Transcribe all of the material exactly. Any picture in it should be left out.

Collected material:
★ ★ ★

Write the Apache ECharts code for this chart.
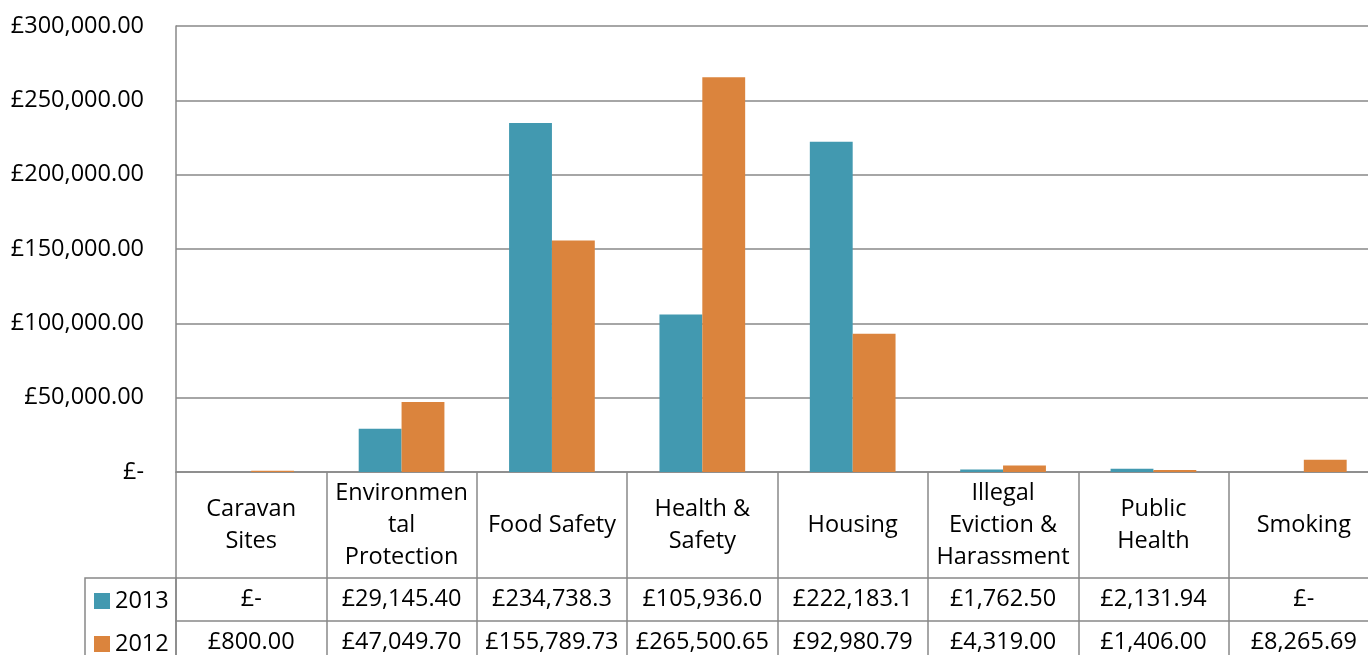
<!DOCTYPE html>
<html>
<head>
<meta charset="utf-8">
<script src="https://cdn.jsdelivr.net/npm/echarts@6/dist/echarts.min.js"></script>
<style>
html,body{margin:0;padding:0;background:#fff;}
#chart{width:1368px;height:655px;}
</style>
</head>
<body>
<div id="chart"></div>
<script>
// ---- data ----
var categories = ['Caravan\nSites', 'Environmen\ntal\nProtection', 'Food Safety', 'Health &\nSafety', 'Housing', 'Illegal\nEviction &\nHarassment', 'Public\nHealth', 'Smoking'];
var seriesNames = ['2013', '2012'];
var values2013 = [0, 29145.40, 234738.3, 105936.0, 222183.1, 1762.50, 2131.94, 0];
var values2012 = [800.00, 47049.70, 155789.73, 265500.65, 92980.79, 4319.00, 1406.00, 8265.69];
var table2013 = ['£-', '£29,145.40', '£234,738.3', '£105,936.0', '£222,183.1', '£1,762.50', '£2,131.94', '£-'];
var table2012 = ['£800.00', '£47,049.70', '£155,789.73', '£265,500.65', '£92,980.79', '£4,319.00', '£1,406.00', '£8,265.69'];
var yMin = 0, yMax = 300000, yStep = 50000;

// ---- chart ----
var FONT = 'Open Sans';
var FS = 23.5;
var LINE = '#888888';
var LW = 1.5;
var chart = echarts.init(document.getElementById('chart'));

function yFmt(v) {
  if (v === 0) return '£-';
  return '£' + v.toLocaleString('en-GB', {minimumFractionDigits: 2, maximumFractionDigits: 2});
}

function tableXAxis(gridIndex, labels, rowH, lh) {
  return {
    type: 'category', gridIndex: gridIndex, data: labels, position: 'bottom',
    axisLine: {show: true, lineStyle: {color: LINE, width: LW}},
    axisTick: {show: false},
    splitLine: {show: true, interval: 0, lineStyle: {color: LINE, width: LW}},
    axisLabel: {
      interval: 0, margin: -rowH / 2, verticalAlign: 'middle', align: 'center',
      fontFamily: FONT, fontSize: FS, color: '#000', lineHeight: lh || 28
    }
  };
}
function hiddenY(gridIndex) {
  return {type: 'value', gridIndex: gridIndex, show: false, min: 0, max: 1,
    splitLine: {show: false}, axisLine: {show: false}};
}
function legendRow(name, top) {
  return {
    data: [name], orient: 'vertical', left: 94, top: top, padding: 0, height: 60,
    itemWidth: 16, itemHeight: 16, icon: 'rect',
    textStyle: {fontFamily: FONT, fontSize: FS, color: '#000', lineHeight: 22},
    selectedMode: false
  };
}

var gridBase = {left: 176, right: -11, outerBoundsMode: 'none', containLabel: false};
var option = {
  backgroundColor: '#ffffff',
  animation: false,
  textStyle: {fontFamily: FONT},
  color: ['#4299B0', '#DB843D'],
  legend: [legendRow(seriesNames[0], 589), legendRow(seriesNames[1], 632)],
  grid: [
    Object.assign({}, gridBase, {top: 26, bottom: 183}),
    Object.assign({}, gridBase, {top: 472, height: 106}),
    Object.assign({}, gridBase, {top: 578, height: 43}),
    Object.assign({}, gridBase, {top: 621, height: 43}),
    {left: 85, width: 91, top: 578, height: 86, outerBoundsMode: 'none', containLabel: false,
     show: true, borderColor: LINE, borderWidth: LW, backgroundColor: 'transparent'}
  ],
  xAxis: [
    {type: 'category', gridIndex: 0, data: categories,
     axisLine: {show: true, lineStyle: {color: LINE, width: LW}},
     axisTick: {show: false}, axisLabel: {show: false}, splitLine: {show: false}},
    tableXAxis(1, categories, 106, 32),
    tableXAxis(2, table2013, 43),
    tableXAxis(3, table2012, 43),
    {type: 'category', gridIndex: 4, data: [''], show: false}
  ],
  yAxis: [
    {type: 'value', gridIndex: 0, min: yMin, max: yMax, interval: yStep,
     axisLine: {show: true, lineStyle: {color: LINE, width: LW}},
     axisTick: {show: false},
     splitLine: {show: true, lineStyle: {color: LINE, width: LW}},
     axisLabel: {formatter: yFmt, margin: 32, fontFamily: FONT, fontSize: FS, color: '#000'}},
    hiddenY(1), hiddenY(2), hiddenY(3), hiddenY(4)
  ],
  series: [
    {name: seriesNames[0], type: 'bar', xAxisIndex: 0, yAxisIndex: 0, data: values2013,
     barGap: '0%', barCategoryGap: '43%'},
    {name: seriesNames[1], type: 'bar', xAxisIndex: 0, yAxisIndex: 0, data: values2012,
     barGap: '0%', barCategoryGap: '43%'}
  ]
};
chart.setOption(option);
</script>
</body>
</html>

★ ★ ★

The response:
Write the Apache ECharts code for this chart.
<!DOCTYPE html>
<html>
<head>
<meta charset="utf-8">
<script src="https://cdn.jsdelivr.net/npm/echarts@6/dist/echarts.min.js"></script>
<style>
html,body{margin:0;padding:0;background:#fff;}
#chart{width:1368px;height:655px;}
</style>
</head>
<body>
<div id="chart"></div>
<script>
// ---- data ----
var categories = ['Caravan\nSites', 'Environmen\ntal\nProtection', 'Food Safety', 'Health &\nSafety', 'Housing', 'Illegal\nEviction &\nHarassment', 'Public\nHealth', 'Smoking'];
var seriesNames = ['2013', '2012'];
var values2013 = [0, 29145.40, 234738.3, 105936.0, 222183.1, 1762.50, 2131.94, 0];
var values2012 = [800.00, 47049.70, 155789.73, 265500.65, 92980.79, 4319.00, 1406.00, 8265.69];
var table2013 = ['£-', '£29,145.40', '£234,738.3', '£105,936.0', '£222,183.1', '£1,762.50', '£2,131.94', '£-'];
var table2012 = ['£800.00', '£47,049.70', '£155,789.73', '£265,500.65', '£92,980.79', '£4,319.00', '£1,406.00', '£8,265.69'];
var yMin = 0, yMax = 300000, yStep = 50000;

// ---- chart ----
var FONT = 'Open Sans';
var FS = 23.5;
var LINE = '#888888';
var LW = 1.5;
var chart = echarts.init(document.getElementById('chart'));

function yFmt(v) {
  if (v === 0) return '£-';
  return '£' + v.toLocaleString('en-GB', {minimumFractionDigits: 2, maximumFractionDigits: 2});
}

function tableXAxis(gridIndex, labels, rowH, lh) {
  return {
    type: 'category', gridIndex: gridIndex, data: labels, position: 'bottom',
    axisLine: {show: true, lineStyle: {color: LINE, width: LW}},
    axisTick: {show: false},
    splitLine: {show: true, interval: 0, lineStyle: {color: LINE, width: LW}},
    axisLabel: {
      interval: 0, margin: -rowH / 2, verticalAlign: 'middle', align: 'center',
      fontFamily: FONT, fontSize: FS, color: '#000', lineHeight: lh || 28
    }
  };
}
function hiddenY(gridIndex) {
  return {type: 'value', gridIndex: gridIndex, show: false, min: 0, max: 1,
    splitLine: {show: false}, axisLine: {show: false}};
}
function legendRow(name, top) {
  return {
    data: [name], orient: 'vertical', left: 94, top: top, padding: 0, height: 60,
    itemWidth: 16, itemHeight: 16, icon: 'rect',
    textStyle: {fontFamily: FONT, fontSize: FS, color: '#000', lineHeight: 22},
    selectedMode: false
  };
}

var gridBase = {left: 176, right: -11, outerBoundsMode: 'none', containLabel: false};
var option = {
  backgroundColor: '#ffffff',
  animation: false,
  textStyle: {fontFamily: FONT},
  color: ['#4299B0', '#DB843D'],
  legend: [legendRow(seriesNames[0], 589), legendRow(seriesNames[1], 632)],
  grid: [
    Object.assign({}, gridBase, {top: 26, bottom: 183}),
    Object.assign({}, gridBase, {top: 472, height: 106}),
    Object.assign({}, gridBase, {top: 578, height: 43}),
    Object.assign({}, gridBase, {top: 621, height: 43}),
    {left: 85, width: 91, top: 578, height: 86, outerBoundsMode: 'none', containLabel: false,
     show: true, borderColor: LINE, borderWidth: LW, backgroundColor: 'transparent'}
  ],
  xAxis: [
    {type: 'category', gridIndex: 0, data: categories,
     axisLine: {show: true, lineStyle: {color: LINE, width: LW}},
     axisTick: {show: false}, axisLabel: {show: false}, splitLine: {show: false}},
    tableXAxis(1, categories, 106, 32),
    tableXAxis(2, table2013, 43),
    tableXAxis(3, table2012, 43),
    {type: 'category', gridIndex: 4, data: [''], show: false}
  ],
  yAxis: [
    {type: 'value', gridIndex: 0, min: yMin, max: yMax, interval: yStep,
     axisLine: {show: true, lineStyle: {color: LINE, width: LW}},
     axisTick: {show: false},
     splitLine: {show: true, lineStyle: {color: LINE, width: LW}},
     axisLabel: {formatter: yFmt, margin: 32, fontFamily: FONT, fontSize: FS, color: '#000'}},
    hiddenY(1), hiddenY(2), hiddenY(3), hiddenY(4)
  ],
  series: [
    {name: seriesNames[0], type: 'bar', xAxisIndex: 0, yAxisIndex: 0, data: values2013,
     barGap: '0%', barCategoryGap: '43%'},
    {name: seriesNames[1], type: 'bar', xAxisIndex: 0, yAxisIndex: 0, data: values2012,
     barGap: '0%', barCategoryGap: '43%'}
  ]
};
chart.setOption(option);
</script>
</body>
</html>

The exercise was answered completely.